* start *

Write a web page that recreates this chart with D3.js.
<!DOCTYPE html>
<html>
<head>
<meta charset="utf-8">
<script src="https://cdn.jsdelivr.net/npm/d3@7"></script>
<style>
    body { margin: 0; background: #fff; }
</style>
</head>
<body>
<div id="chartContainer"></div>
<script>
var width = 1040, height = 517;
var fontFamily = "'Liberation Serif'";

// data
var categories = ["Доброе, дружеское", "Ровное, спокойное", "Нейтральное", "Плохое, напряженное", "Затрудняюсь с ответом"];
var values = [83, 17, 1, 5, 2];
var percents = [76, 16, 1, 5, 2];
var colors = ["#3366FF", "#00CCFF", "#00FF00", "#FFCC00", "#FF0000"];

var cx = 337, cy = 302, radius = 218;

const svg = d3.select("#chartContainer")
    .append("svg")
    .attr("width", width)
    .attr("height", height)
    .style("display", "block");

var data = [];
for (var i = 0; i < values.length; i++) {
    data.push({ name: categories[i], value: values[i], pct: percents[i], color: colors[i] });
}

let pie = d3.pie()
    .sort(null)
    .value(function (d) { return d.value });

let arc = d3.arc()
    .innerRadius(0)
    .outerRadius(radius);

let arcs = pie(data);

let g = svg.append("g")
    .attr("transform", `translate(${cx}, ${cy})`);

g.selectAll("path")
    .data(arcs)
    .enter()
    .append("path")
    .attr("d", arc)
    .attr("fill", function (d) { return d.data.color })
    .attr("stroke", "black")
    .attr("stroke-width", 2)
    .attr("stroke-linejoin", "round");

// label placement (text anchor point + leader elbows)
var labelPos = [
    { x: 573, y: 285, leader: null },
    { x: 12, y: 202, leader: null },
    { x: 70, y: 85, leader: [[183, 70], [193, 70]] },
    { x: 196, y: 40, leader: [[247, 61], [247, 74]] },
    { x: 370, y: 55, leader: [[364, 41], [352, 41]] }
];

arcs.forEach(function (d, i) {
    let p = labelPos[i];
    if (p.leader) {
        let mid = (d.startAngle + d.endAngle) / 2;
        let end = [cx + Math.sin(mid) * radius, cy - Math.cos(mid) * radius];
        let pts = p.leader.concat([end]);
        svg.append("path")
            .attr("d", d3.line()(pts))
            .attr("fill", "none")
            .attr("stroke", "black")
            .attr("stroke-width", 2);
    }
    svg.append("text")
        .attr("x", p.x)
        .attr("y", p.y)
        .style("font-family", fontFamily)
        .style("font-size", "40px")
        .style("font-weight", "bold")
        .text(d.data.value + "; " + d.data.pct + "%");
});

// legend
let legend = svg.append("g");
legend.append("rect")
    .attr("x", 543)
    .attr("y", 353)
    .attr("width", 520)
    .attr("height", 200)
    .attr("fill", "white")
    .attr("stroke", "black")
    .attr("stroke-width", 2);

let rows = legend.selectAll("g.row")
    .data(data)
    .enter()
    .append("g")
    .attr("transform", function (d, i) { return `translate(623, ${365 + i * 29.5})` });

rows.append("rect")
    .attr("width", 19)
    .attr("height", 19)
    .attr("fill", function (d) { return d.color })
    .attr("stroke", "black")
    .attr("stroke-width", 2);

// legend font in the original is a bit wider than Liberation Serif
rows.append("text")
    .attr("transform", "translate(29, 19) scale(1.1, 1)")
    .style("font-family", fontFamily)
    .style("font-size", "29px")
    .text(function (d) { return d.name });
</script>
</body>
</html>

* end *

Given problem
Write the complete data out, exactly as above.

Exercise response
Write a web page that recreates this chart with D3.js.
<!DOCTYPE html>
<html>
<head>
<meta charset="utf-8">
<script src="https://cdn.jsdelivr.net/npm/d3@7"></script>
<style>
    body { margin: 0; background: #fff; }
</style>
</head>
<body>
<div id="chartContainer"></div>
<script>
var width = 1040, height = 517;
var fontFamily = "'Liberation Serif'";

// data
var categories = ["Доброе, дружеское", "Ровное, спокойное", "Нейтральное", "Плохое, напряженное", "Затрудняюсь с ответом"];
var values = [83, 17, 1, 5, 2];
var percents = [76, 16, 1, 5, 2];
var colors = ["#3366FF", "#00CCFF", "#00FF00", "#FFCC00", "#FF0000"];

var cx = 337, cy = 302, radius = 218;

const svg = d3.select("#chartContainer")
    .append("svg")
    .attr("width", width)
    .attr("height", height)
    .style("display", "block");

var data = [];
for (var i = 0; i < values.length; i++) {
    data.push({ name: categories[i], value: values[i], pct: percents[i], color: colors[i] });
}

let pie = d3.pie()
    .sort(null)
    .value(function (d) { return d.value });

let arc = d3.arc()
    .innerRadius(0)
    .outerRadius(radius);

let arcs = pie(data);

let g = svg.append("g")
    .attr("transform", `translate(${cx}, ${cy})`);

g.selectAll("path")
    .data(arcs)
    .enter()
    .append("path")
    .attr("d", arc)
    .attr("fill", function (d) { return d.data.color })
    .attr("stroke", "black")
    .attr("stroke-width", 2)
    .attr("stroke-linejoin", "round");

// label placement (text anchor point + leader elbows)
var labelPos = [
    { x: 573, y: 285, leader: null },
    { x: 12, y: 202, leader: null },
    { x: 70, y: 85, leader: [[183, 70], [193, 70]] },
    { x: 196, y: 40, leader: [[247, 61], [247, 74]] },
    { x: 370, y: 55, leader: [[364, 41], [352, 41]] }
];

arcs.forEach(function (d, i) {
    let p = labelPos[i];
    if (p.leader) {
        let mid = (d.startAngle + d.endAngle) / 2;
        let end = [cx + Math.sin(mid) * radius, cy - Math.cos(mid) * radius];
        let pts = p.leader.concat([end]);
        svg.append("path")
            .attr("d", d3.line()(pts))
            .attr("fill", "none")
            .attr("stroke", "black")
            .attr("stroke-width", 2);
    }
    svg.append("text")
        .attr("x", p.x)
        .attr("y", p.y)
        .style("font-family", fontFamily)
        .style("font-size", "40px")
        .style("font-weight", "bold")
        .text(d.data.value + "; " + d.data.pct + "%");
});

// legend
let legend = svg.append("g");
legend.append("rect")
    .attr("x", 543)
    .attr("y", 353)
    .attr("width", 520)
    .attr("height", 200)
    .attr("fill", "white")
    .attr("stroke", "black")
    .attr("stroke-width", 2);

let rows = legend.selectAll("g.row")
    .data(data)
    .enter()
    .append("g")
    .attr("transform", function (d, i) { return `translate(623, ${365 + i * 29.5})` });

rows.append("rect")
    .attr("width", 19)
    .attr("height", 19)
    .attr("fill", function (d) { return d.color })
    .attr("stroke", "black")
    .attr("stroke-width", 2);

// legend font in the original is a bit wider than Liberation Serif
rows.append("text")
    .attr("transform", "translate(29, 19) scale(1.1, 1)")
    .style("font-family", fontFamily)
    .style("font-size", "29px")
    .text(function (d) { return d.name });
</script>
</body>
</html>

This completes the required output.